I wrote two weeks ago about my newfound love for Patrick White, and mentioned that I was enjoying Riders In The Chariot even more than The Vivisector. I finished it, and I loved it. It took me a while to get through because I’ve been busy, but every time I picked it up again I had trouble putting it down.
Set in a fictional Sydney suburb called Sarsaparilla sometime around 1950, Riders In The Chariot is about four radically different people who all have similar religious visions of a chariot in the sky. Mary Hare is a childlike woman who lives alone in her family’s crumbling mansion. Mordecai Himmelfarb is a literature professor who moved from Germany to Australia after surviving the Holocaust. Alf Dubbo is a half-Aboriginal painter. And Ruth Godbold is a deeply religious laundrywoman with an alcoholic husband and six children.
Their lives intersect to various degrees, but for the most part this is a book about the solitary lives of four outcasts. The thing they all have in common, aside from the religious visions, is that they all live on the fringes of society. What’s never clear is whether they’re outsiders because of the visions, or if they’re having the visions because they’re outsiders. The book follows them until they discover that the others have the same visions.
Parts of this novel read like four separate smaller novels. It starts with the story of Mary’s lonely upbringing, and her antagonistic relationship with the housekeeper she hires to keep her company after her family dies. She meets Himmelfarb, who tells her about his upbringing in Germany, his job as an English professor, and how he survived the Holocaust. Alf Dubbo was raised by strict missionaries who tried to discourage his interest in painting. Ruth Godbold also had a strict religious upbringing, but unlike Dubbo, she’s a devout (but nonjudgmental) believer.

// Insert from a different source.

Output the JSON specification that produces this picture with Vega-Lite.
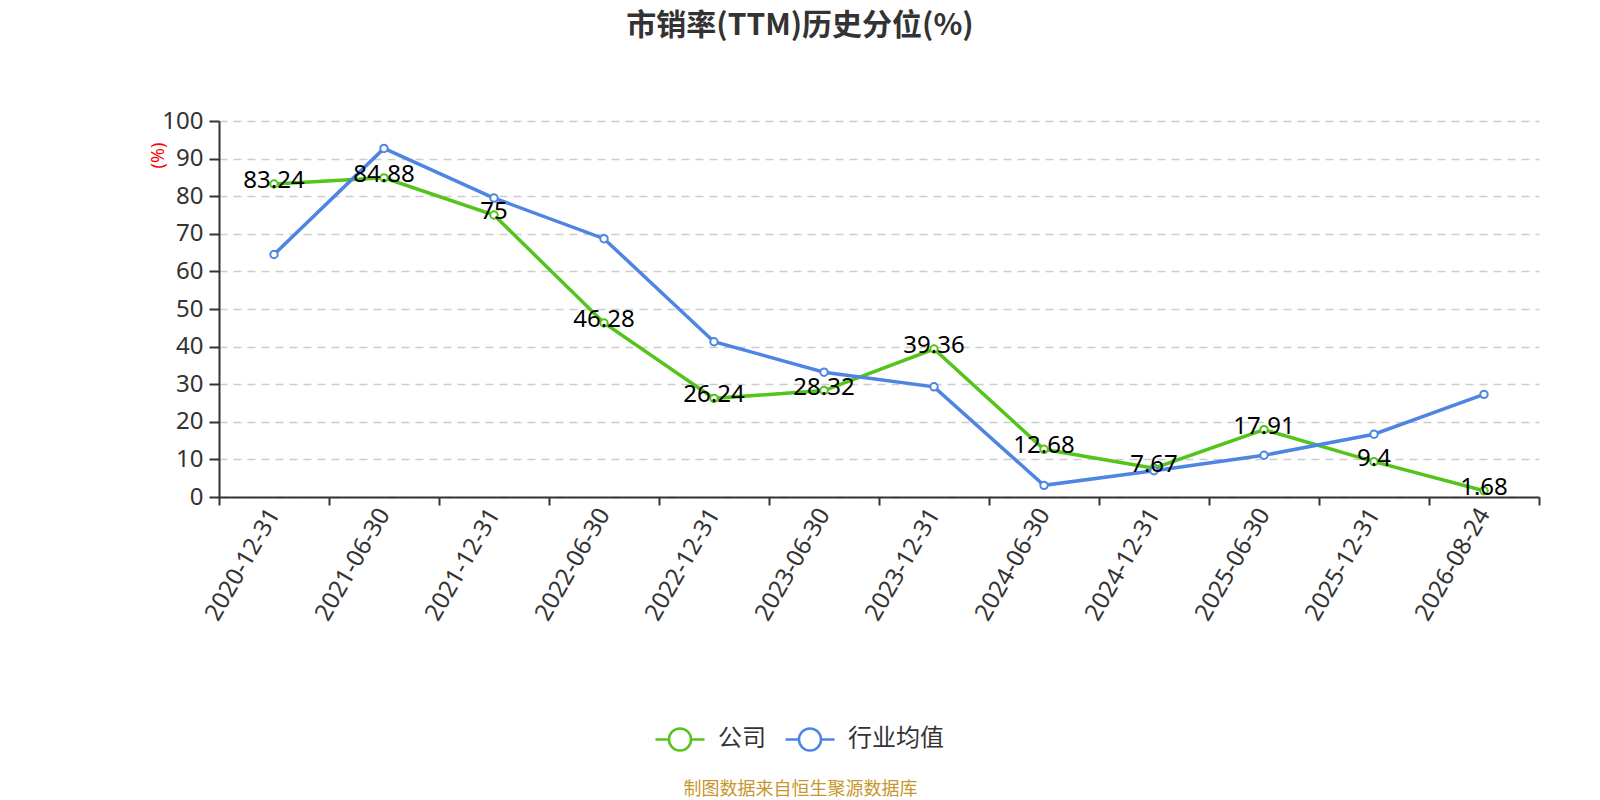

They’ve all had difficult lives and are grappling with existential questions, but White seems more focused on their experiences than on any answers.
My research (okay, Wikipedia) tells me that the chariot in the book is the merkabah from the Book of Ezekiel. The chariot has four riders, each of which has four faces—a man, a lion, an ox (or a cherub) and an eagle. It’s tempting to assign each of the four protagonists to one of the faces. The book culminates in a startling event that’s at least superficially religious, but I can’t say much more without spoiling it.
But what I liked about the book is that the characters aren’t romanticized, and White doesn’t try to give any big answers. It would have been easy to turn them into martyrs or heroes, but White presents them as ordinary people. Even the religious visions (hallucinations?) are presented without analysis, barely even described. The chariot provides the book’s name and many of its themes, but it’s ultimately only a small part. Sometimes White lets us into the characters’ thoughts, and other times their motivations are left unexplained. The secondary characters are also described in vivid detail. They’re seen as judgmental, but they’re still fully developed, relatable people. This prevents the protagonists from being overly romanticized, because the people who think they’re crazy seem to have perfectly logical grounds for believing that.
There are parallels to The Vivisector, though this novel was published 12 years earlier. The parallel between Dubbo and Duffield, the two painters, is the most obvious. Mary Hare is similar to Duffield’s sister Rhoda. And the wealthy family who hire Ruth when she arrives in Sydney lives much the same lifestyle as the Courtneys. On the whole I found Rider In The Chariot less dense than The Vivisector, and I’d recommend reading this one first. The multiple intersecting stories keep it moving faster, and the it seems like White’s writing style wasn’t as complex as it later became.